2016 Design Award Specials Winner: Harry H. Edwards Industry Advancement Award
This year’s Harry H. Edwards Industry Advancement Award winner proves that precast concrete enables the most innovative architectural designs while providing a highly energy-efficient and durable envelope.
The four-story office building at 1200 Intrepid Avenue in the Navy Yard in Philadelphia, Pa., was designed by Bjarke Ingels Group (BIG), a Danish architectural firm that has long relied on precast to achieve form and function in their designs. “We came very quickly to the idea that precast concrete would be a great way to achieve our goals on this project,” says Kai-Uwe Bergmann, principal at Bjarke Ingels Group (BIG), the architect on the project.
One of the most prominent features of the building is the white precast concrete façade, which dips dramatically away from the walkway along the eastern edge, then tips back out again, much like the buildings in a Dr. Seuss story.
“One of the key design challenges was to create that curved façade from precast panels,” says David Bosch, design team leader for High Concrete Group, the precaster on the project. The curved load-bearing design was achieved by assembling flat, traditional precast concrete panels to form a complex faceted geometry. An interlocking structural system was embedded within the panels to eliminate the need for traditional precast concrete spandrel panels. “The resulting façade creates an aesthetic versatility that is unique to the project,” Bosch says.
The design breaks away from traditional architecture to better engage with the local surroundings, says Bergmann. “In many cases, architects design big, boxy buildings that could be placed anywhere and don’t connect directly to the site.” He argues that the curved white façade, and deeply reflective windows in this design were inspired by the city’s rectangular city blocks and the adjacent circular park that sits just in front of the building. It also echoes the geometries of maritime architecture and nearby waterway. “You would really be hard-pressed to place this building anywhere else other than where it is, due to how it connects,” Bergmann says. “We like to think about a building beyond its borders and look at how it interacts with its neighbors and the open spaces around.”

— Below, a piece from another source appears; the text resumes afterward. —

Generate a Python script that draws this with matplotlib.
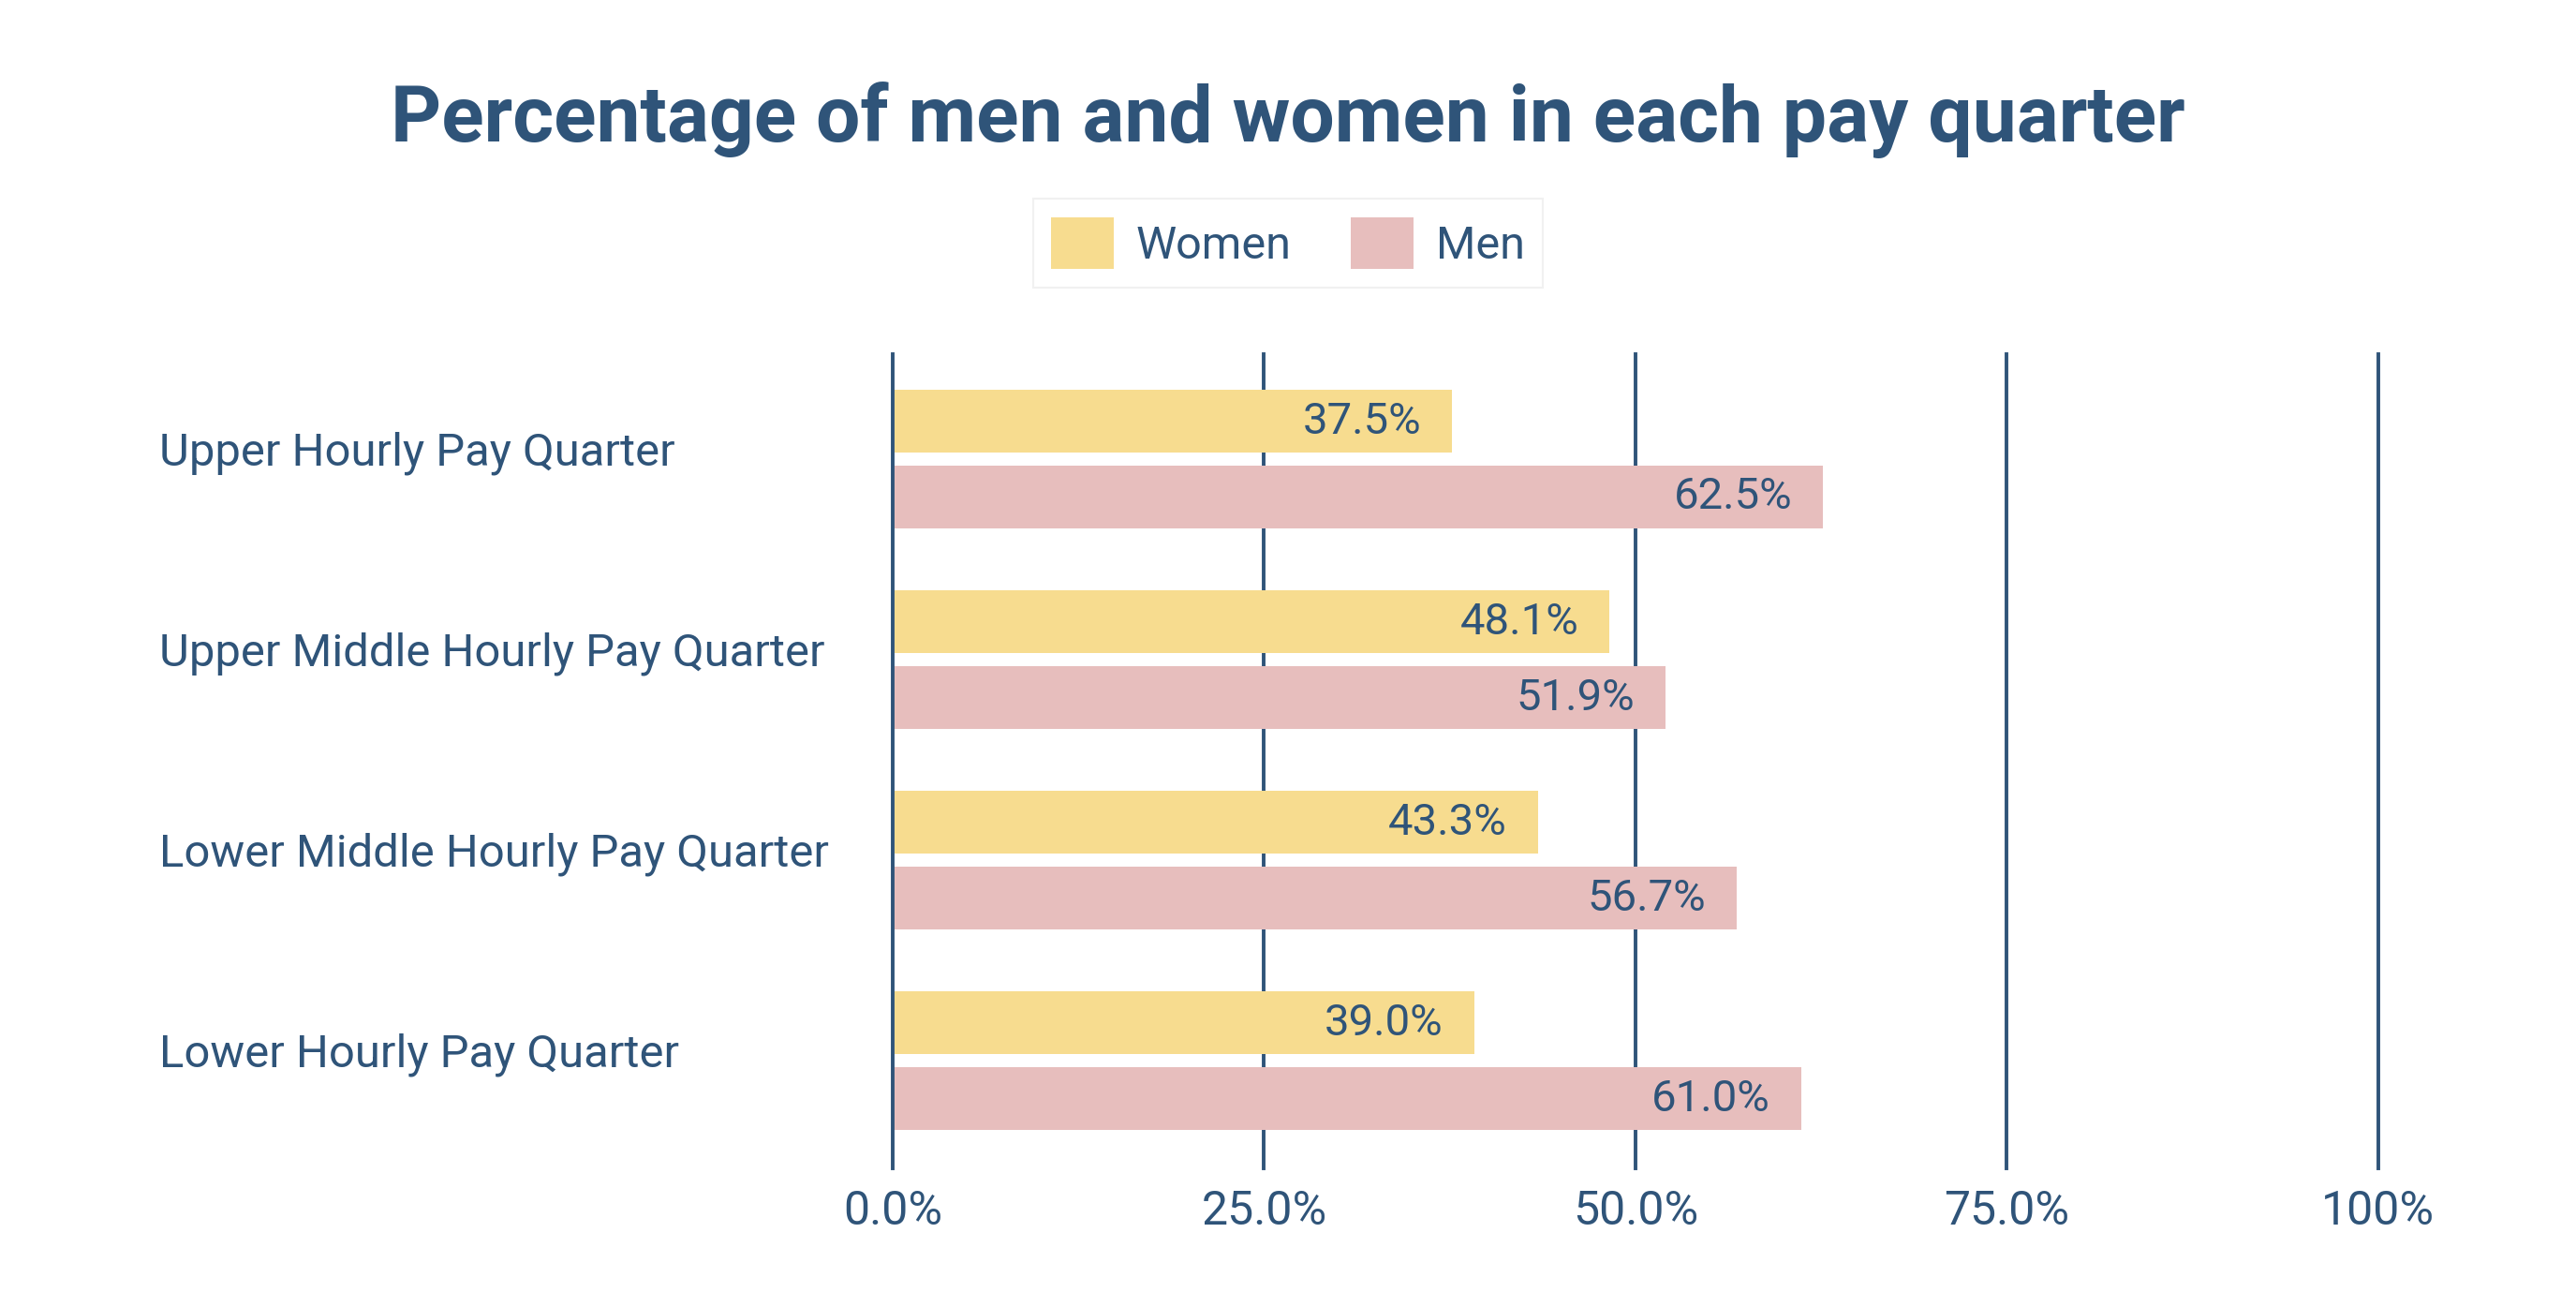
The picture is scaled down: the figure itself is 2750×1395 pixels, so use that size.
import matplotlib
matplotlib.use("Agg")
import matplotlib.pyplot as plt
import matplotlib.transforms as mtransforms

quarters = ["Upper Hourly Pay Quarter", "Upper Middle Hourly Pay Quarter",
            "Lower Middle Hourly Pay Quarter", "Lower Hourly Pay Quarter"]
women = [37.5, 48.1, 43.3, 39.0]
men = [62.5, 51.9, 56.7, 61.0]
ticks = [0, 25, 50, 75, 100]
tick_labels = ["0.0%", "25.0%", "50.0%", "75.0%", "100%"]

plt.rcParams['font.family'] = ['Roboto', 'DejaVu Sans']

navy = "#2f5479"
c_women = "#f7dc8f"
c_men = "#e7bebd"

fig = plt.figure(figsize=(27.5, 13.95), dpi=100)
ax = fig.add_axes([0.3465, 0.106, 0.5767, 0.623])

pos = list(range(len(quarters)))
h = 0.312
off = 0.189
ax.barh([p - off for p in pos], women, height=h, left=0.15, color=c_women, zorder=3, label="Women")
ax.barh([p + off for p in pos], men, height=h, left=0.15, color=c_men, zorder=3, label="Men")

# vertical grid lines, bars sit on top of them (except the zero line)
for t in ticks:
    ax.axvline(t, color=navy, lw=2.8, zorder=4 if t == 0 else 1, clip_on=False)

for p, w, m in zip(pos, women, men):
    ax.annotate(f"{w:.1f}%", (w, p - off), xytext=(-22, 0), textcoords="offset points",
                ha="right", va="center", color=navy, fontsize=34, zorder=5)
    ax.annotate(f"{m:.1f}%", (m, p + off), xytext=(-22, 0), textcoords="offset points",
                ha="right", va="center", color=navy, fontsize=34, zorder=5)

ax.set_xlim(0, 100)
ax.set_ylim(3.537, -0.523)
ax.set_xticks(ticks)
ax.set_xticklabels(tick_labels, color=navy, fontsize=36)
ax.tick_params(axis="x", length=0, pad=16)
ax.set_yticks([])
for s in ax.spines.values():
    s.set_visible(False)

trans = mtransforms.blended_transform_factory(fig.transFigure, ax.transData)
for p, q in zip(pos, quarters):
    ax.text(0.062, p - 0.03, q, transform=trans, ha="left", va="center",
            color=navy, fontsize=35.3)

fig.text(0.5, 0.908, "Percentage of men and women in each pay quarter",
         ha="center", va="center", color=navy, fontsize=60.5, fontweight="bold")

leg = fig.legend(loc="center", bbox_to_anchor=(0.5, 0.814), ncol=2, fontsize=35,
                 frameon=True, fancybox=False, edgecolor="#eeeeee", handlelength=1.37,
                 handleheight=1.37, columnspacing=1.3, handletextpad=0.5, borderpad=0.4)
leg.get_frame().set_linewidth(1.5)
for t in leg.get_texts():
    t.set_color(navy)

fig.savefig("out.png", dpi=100, facecolor="white")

Along with being visually inviting, the owners wanted the building to achieve LEED Gold certification, which led to several sustainability measures enabled by the use of precast concrete. The thermal benefits of the precast façade lowered projected heating and cooling costs, contributing 7 of the 60 total LEED points for overall energy performance. The panels were also created using local raw materials and recycled content less than 60 miles from the project site, minimizing the greenhouse gas emissions related to transport and adding more LEED points to the total. “While the concrete production requires a larger carbon footprint initially, it is a material that will have a long life span and can be recycled if needed,” Bosch adds.
Finally, the precast concrete façade solved the fact that the building’s steel structure was designed to carry only lateral loads, which meant the precast concrete façade had to transfer the gravity loads directly through the precast concrete panels to the foundations. To achieve this the engineers designed a structural steel system embedded into the precast concrete panels. Pockets were formed into alternating panels at the spandrel level to allow the interlocking of each panel during installation. “All the gravity loads are transferred from any given panel to the adjacent panel on either side until they reach the foundation,” Bosch explains. “In order to prevent a progressive collapse in the event that one connection should happen to fail, each panel also has a safety backup connection.”